BB: The European Union has made clear – we want to talk to one address. We say – okay, it is our internal issue. We want an address that will be harmonized and therefore we insist that the priority of future work of the Council of Ministers which was recently formed is to define as soon as possible coordination mechanism which does not exist in any other country in the region, but exists only in BiH because we are complex country. That means we are going to define how agreeing that one voice will look through a coordination mechanism, that one arm which extends to Brussels. In that one voice the Republic of Srpska, the Federation of BiH, joint institutions, the cantons, local communities, and everything else would be contained. That is why today the is crucial to define a coordination mechanism as soon as possible, where the attitude of all the institutions would be respected in accordance with the Constitution. Responsibilities of the institutions of the Republic of Srpska are two-thirds of the jurisdiction of a country, while one-third is in hands of the common institutions. Republic of Srpska thus has the largest number of jurisdictions when it comes to issues which are of the greatest interest of citizens and therefore it is the reason why the coordination mechanism is important to us. Firstly, it should be found how we make that common voice, then a great task of the Council of Ministers together with the Directorate for European Integration and other institutions coming from the Entities will be to make a plan of European integration in which will be specified what are the tasks of each level of government and what are the deadlines. After that we will be able to measure what is done by each level of government in given period in accordance with that program of integration in order not to deal with the question who to blame for something that was not done and in order to stop looking for excuses, as we did.

EWB: SAA came into force, Bosnia and Herzegovina is strongly moving towards the European family of nations. What do you expect from the Resolution on the Progress Report which will be presented by Cristian Dan Preda to European Parliament?

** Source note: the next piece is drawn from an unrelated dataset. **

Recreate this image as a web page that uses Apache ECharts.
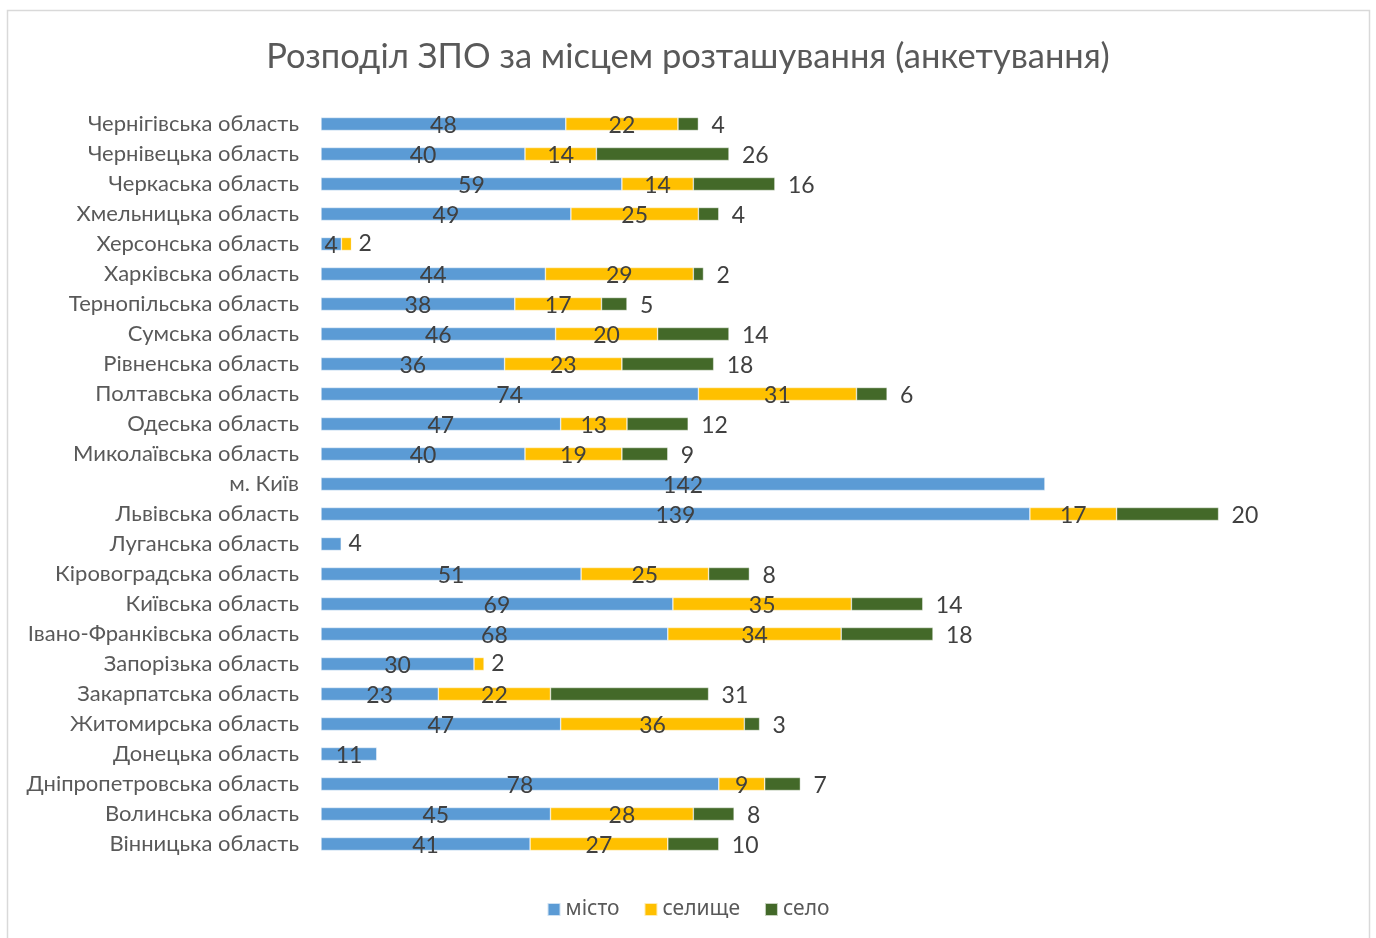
<!DOCTYPE html>
<html>
<head>
<meta charset="utf-8">
<script src="https://cdn.jsdelivr.net/npm/echarts@6/dist/echarts.min.js"></script>
<style>
  html, body { margin: 0; padding: 0; background: #fff; }
  #chart { width: 1376px; height: 938px; }
</style>
</head>
<body>
<div id="chart"></div>
<script>
// regions, bottom to top as on the picture
var regions = [
  'Вінницька область', 'Волинська область', 'Дніпропетровська область', 'Донецька область',
  'Житомирська область', 'Закарпатська область', 'Запорізька область', 'Івано-Франківська область',
  'Київська область', 'Кіровоградська область', 'Луганська область', 'Львівська область',
  'м. Київ', 'Миколаївська область', 'Одеська область', 'Полтавська область',
  'Рівненська область', 'Сумська область', 'Тернопільська область', 'Харківська область',
  'Херсонська область', 'Хмельницька область', 'Черкаська область', 'Чернівецька область',
  'Чернігівська область'
];
var misto   = [41, 45, 78, 11, 47, 23, 30, 68, 69, 51, 4, 139, 142, 40, 47, 74, 36, 46, 38, 44, 4, 49, 59, 40, 48];
var selyshche = [27, 28, 9, 0, 36, 22, 2, 34, 35, 25, 0, 17, 0, 19, 13, 31, 23, 20, 17, 29, 2, 25, 14, 14, 22];
var selo    = [10, 8, 7, 0, 3, 31, 0, 18, 14, 8, 0, 20, 0, 9, 12, 6, 18, 14, 5, 2, 0, 4, 16, 26, 4];

var seriesNames = ['місто', 'селище', 'село'];
var colors = ['#5B9BD5', '#FFC000', '#436929'];
var allValues = [misto, selyshche, selo];

var chart = echarts.init(document.getElementById('chart'));

function lastNonZero(i) {
  for (var s = allValues.length - 1; s >= 0; s--) {
    if (allValues[s][i] > 0) return s;
  }
  return -1;
}

var series = allValues.map(function (vals, s) {
  return {
    name: seriesNames[s],
    type: 'bar',
    stack: 'total',
    barWidth: 13,
    itemStyle: { color: colors[s], borderColor: 'rgba(255,255,255,0.7)', borderWidth: 0.6 },
    label: {
      show: true,
      position: s === 2 ? 'right' : 'inside',
      distance: 13,
      color: '#404040',
      fontSize: 23,
      fontFamily: 'Lato, "Noto Sans", sans-serif',
      offset: [0, 2],
      formatter: function (p) { return p.value > 0 ? p.value : ''; }
    },
    data: vals.map(function (v, i) {
      var item = { value: v };
      // small last segments have their label outside the bar
      if (s < 2 && lastNonZero(i) === s && v < 8) {
        item.label = { position: 'right', distance: 7, offset: [0, 0] };
      }
      return item;
    })
  };
});

var option = {
  animation: false,
  backgroundColor: '#fff',
  title: {
    text: 'Розподіл ЗПО за місцем розташування (анкетування)',
    left: 'center',
    top: 34,
    textStyle: {
      color: '#595959',
      fontSize: 34.5,
      fontWeight: 'normal',
      fontFamily: 'Lato, "Noto Sans", sans-serif'
    }
  },
  graphic: [{
    type: 'rect',
    shape: { x: 7.5, y: 10.5, width: 1362, height: 940 },
    style: { fill: 'none', stroke: '#d9d9d9', lineWidth: 1.5 },
    silent: true
  }],
  legend: {
    bottom: 13,
    left: 'center',
    itemWidth: 13,
    itemHeight: 13,
    itemGap: 24,
    icon: 'rect',
    textStyle: { color: '#595959', fontSize: 21, fontFamily: '"Noto Sans", sans-serif' },
    data: seriesNames
  },
  grid: { left: 321, top: 109, width: 1020, height: 750 },
  xAxis: {
    type: 'value',
    min: 0,
    max: 200,
    show: false
  },
  yAxis: {
    type: 'category',
    data: regions,
    axisLine: { show: false },
    axisTick: { show: false },
    splitLine: { show: false },
    axisLabel: {
      margin: 22,
      color: '#595959',
      fontSize: 22,
      fontFamily: 'Lato, "Noto Sans", sans-serif'
    }
  },
  series: series
};

chart.setOption(option);
</script>
</body>
</html>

BB: I think that after the statement of the Presidency, which was initiated by the Presidency and the European Commission and which is accepted by all political leaders in Bosnia and Herzegovina, is showed that positive signals are set off from Bosnia and Herzegovina. You know that the Presidency, after the October elections, conceptualized a document which clearly states that we are ready for key economic reforms within Bosnia and Herzegovina. This document is supported by all political leaders which is positively evaluated by the European Commission and that was the trigger to get the activation of the Stabilisation and Association Agreement.

I think that it is shown that positive signals are coming and we expect Resolution on the Report on progress to be positive. We know that European institutions are quite sensitive on events in Bosnia and Herzegovina and that we often get “easier” requirements because we are more complex than other countries. Now, however, most of the responsibility is on us, on the local political structures, on local political institutions. Europe gave a positive signal, gave the activation of the Stabilisation and Association Agreement and said we had to stop to deal with the past and that we should turn to the future, which is a great chance for a new generation of political structures in Bosnia and Herzegovina. We need to turn to something which is the daily life of citizens, especially young people, who in the process of European integration should seek their chance.

We as a committee will sign protocols with universities in the Republic of Srpska, and we will ask other Committees to do the same, to allow as many young people, good senior students of the various faculties, to be involved in our work and to get a sense of what the process of European integration means.

EWB: Mr. Borenović, thank you for your detailed answers and your time. We wish you success in your work, primarily in the field of European integration. For sure, we wish you all the best in your political struggle.